- Given information:
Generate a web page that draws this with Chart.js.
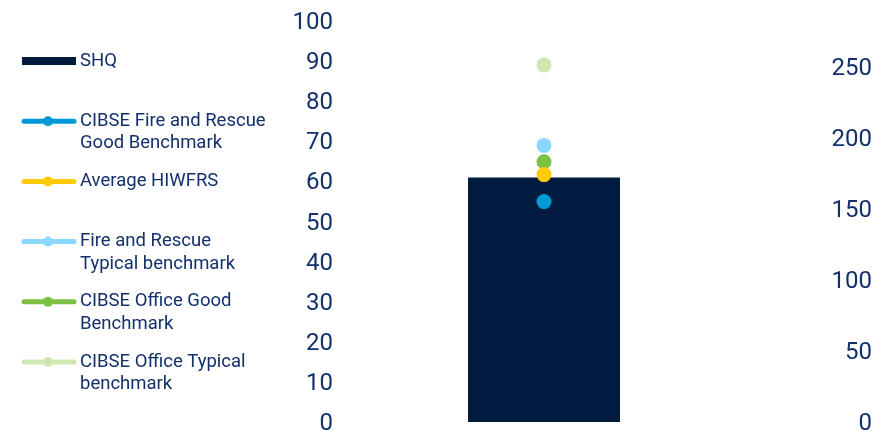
<!DOCTYPE html>
<html>
<head>
<meta charset="utf-8">
<script src="https://cdn.jsdelivr.net/npm/chart.js@4/dist/chart.umd.min.js"></script>
<style>
  html, body { margin: 0; padding: 0; background: #fff; }
  #wrap { width: 884px; height: 439px; }
</style>
</head>
<body>
<div id="wrap"><canvas id="chart" width="884" height="439"></canvas></div>
<script>
// chart data
const categories = ['SHQ'];
const barName = 'SHQ';
const barValues = [61];
const benchmarkNames = [
  'CIBSE Fire and Rescue\nGood Benchmark',
  'Average HIWFRS',
  'Fire and Rescue\nTypical benchmark',
  'CIBSE Office Good\nBenchmark',
  'CIBSE Office Typical\nbenchmark'
];
const benchmarkValues = [155, 174, 194.5, 183, 251];
const benchmarkColors = ['#009ad9', '#ffcb05', '#8ad8ff', '#7cc242', '#cde8b0'];
const leftTicks = [0, 10, 20, 30, 40, 50, 60, 70, 80, 90, 100];
const rightTicks = [0, 50, 100, 150, 200, 250];

const textColor = '#12306b';
const barColor = '#001b3d';

// legend drawn on the left side, one entry every ~60px
const sideLegend = {
  id: 'sideLegend',
  afterDraw(chart) {
    const ctx = chart.ctx;
    ctx.save();
    ctx.font = '18.5px Roboto';
    ctx.fillStyle = textColor;
    ctx.textBaseline = 'middle';
    ctx.textAlign = 'left';
    chart.data.datasets.forEach((ds, i) => {
      const y = 61 + i * 60.2;
      if (ds.type === 'bar') {
        ctx.fillStyle = ds.backgroundColor;
        ctx.fillRect(22, y - 4, 54, 8);
      } else {
        ctx.strokeStyle = ds.backgroundColor;
        ctx.lineWidth = 5;
        ctx.lineCap = 'round';
        ctx.beginPath();
        ctx.moveTo(24, y);
        ctx.lineTo(74, y);
        ctx.stroke();
        ctx.fillStyle = ds.backgroundColor;
        ctx.beginPath();
        ctx.arc(48, y, 5, 0, Math.PI * 2);
        ctx.fill();
      }
      ctx.fillStyle = textColor;
      ds.label.split('\n').forEach((line, k) => {
        ctx.fillText(line, 80, y + k * 22.5);
      });
    });
    ctx.restore();
  }
};

const datasets = [{
  type: 'bar',
  label: barName,
  data: barValues,
  backgroundColor: barColor,
  yAxisID: 'y',
  order: 1,
  barPercentage: 0.3725,
  categoryPercentage: 1
}];
benchmarkNames.forEach((name, i) => {
  datasets.push({
    type: 'line',
    label: name,
    data: [benchmarkValues[i]],
    backgroundColor: benchmarkColors[i],
    borderColor: benchmarkColors[i],
    showLine: false,
    pointRadius: 7.5,
    pointBorderWidth: 0,
    yAxisID: 'y1',
    order: 0
  });
});

function fitAxis(width) {
  return s => {
    s.width = width;
    s.paddingTop = 0;
    s.paddingBottom = 0;
  };
}

new Chart(document.getElementById('chart'), {
  data: { labels: categories, datasets },
  plugins: [sideLegend],
  options: {
    responsive: false,
    animation: false,
    layout: { padding: { left: 290, right: 12, top: 21, bottom: 17 } },
    plugins: { legend: { display: false }, tooltip: { enabled: false } },
    scales: {
      x: { display: false, offset: true },
      y: {
        position: 'left',
        min: 0,
        max: 100,
        afterBuildTicks: s => { s.ticks = leftTicks.map(v => ({ value: v })); },
        afterFit: fitAxis(50),
        grid: { display: false, drawTicks: false },
        border: { display: false },
        ticks: { color: textColor, padding: 7, labelOffset: 2, font: { family: 'Roboto', size: 24 } }
      },
      y1: {
        position: 'right',
        min: 0,
        max: 282,
        afterBuildTicks: s => { s.ticks = rightTicks.map(v => ({ value: v })); },
        afterFit: fitAxis(124),
        grid: { display: false, drawTicks: false },
        border: { display: false },
        ticks: { color: textColor, crossAlign: 'far', labelOffset: 2, font: { family: 'Roboto', size: 24 } }
      }
    }
  }
});
</script>
</body>
</html>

- Requirements: Skip the pictures, please, and transcribe only the lines from the beginning of the material through the one that contains "const barColor = '#001b3d';".

- The reply:
Generate a web page that draws this with Chart.js.
<!DOCTYPE html>
<html>
<head>
<meta charset="utf-8">
<script src="https://cdn.jsdelivr.net/npm/chart.js@4/dist/chart.umd.min.js"></script>
<style>
  html, body { margin: 0; padding: 0; background: #fff; }
  #wrap { width: 884px; height: 439px; }
</style>
</head>
<body>
<div id="wrap"><canvas id="chart" width="884" height="439"></canvas></div>
<script>
// chart data
const categories = ['SHQ'];
const barName = 'SHQ';
const barValues = [61];
const benchmarkNames = [
  'CIBSE Fire and Rescue\nGood Benchmark',
  'Average HIWFRS',
  'Fire and Rescue\nTypical benchmark',
  'CIBSE Office Good\nBenchmark',
  'CIBSE Office Typical\nbenchmark'
];
const benchmarkValues = [155, 174, 194.5, 183, 251];
const benchmarkColors = ['#009ad9', '#ffcb05', '#8ad8ff', '#7cc242', '#cde8b0'];
const leftTicks = [0, 10, 20, 30, 40, 50, 60, 70, 80, 90, 100];
const rightTicks = [0, 50, 100, 150, 200, 250];

const textColor = '#12306b';
const barColor = '#001b3d';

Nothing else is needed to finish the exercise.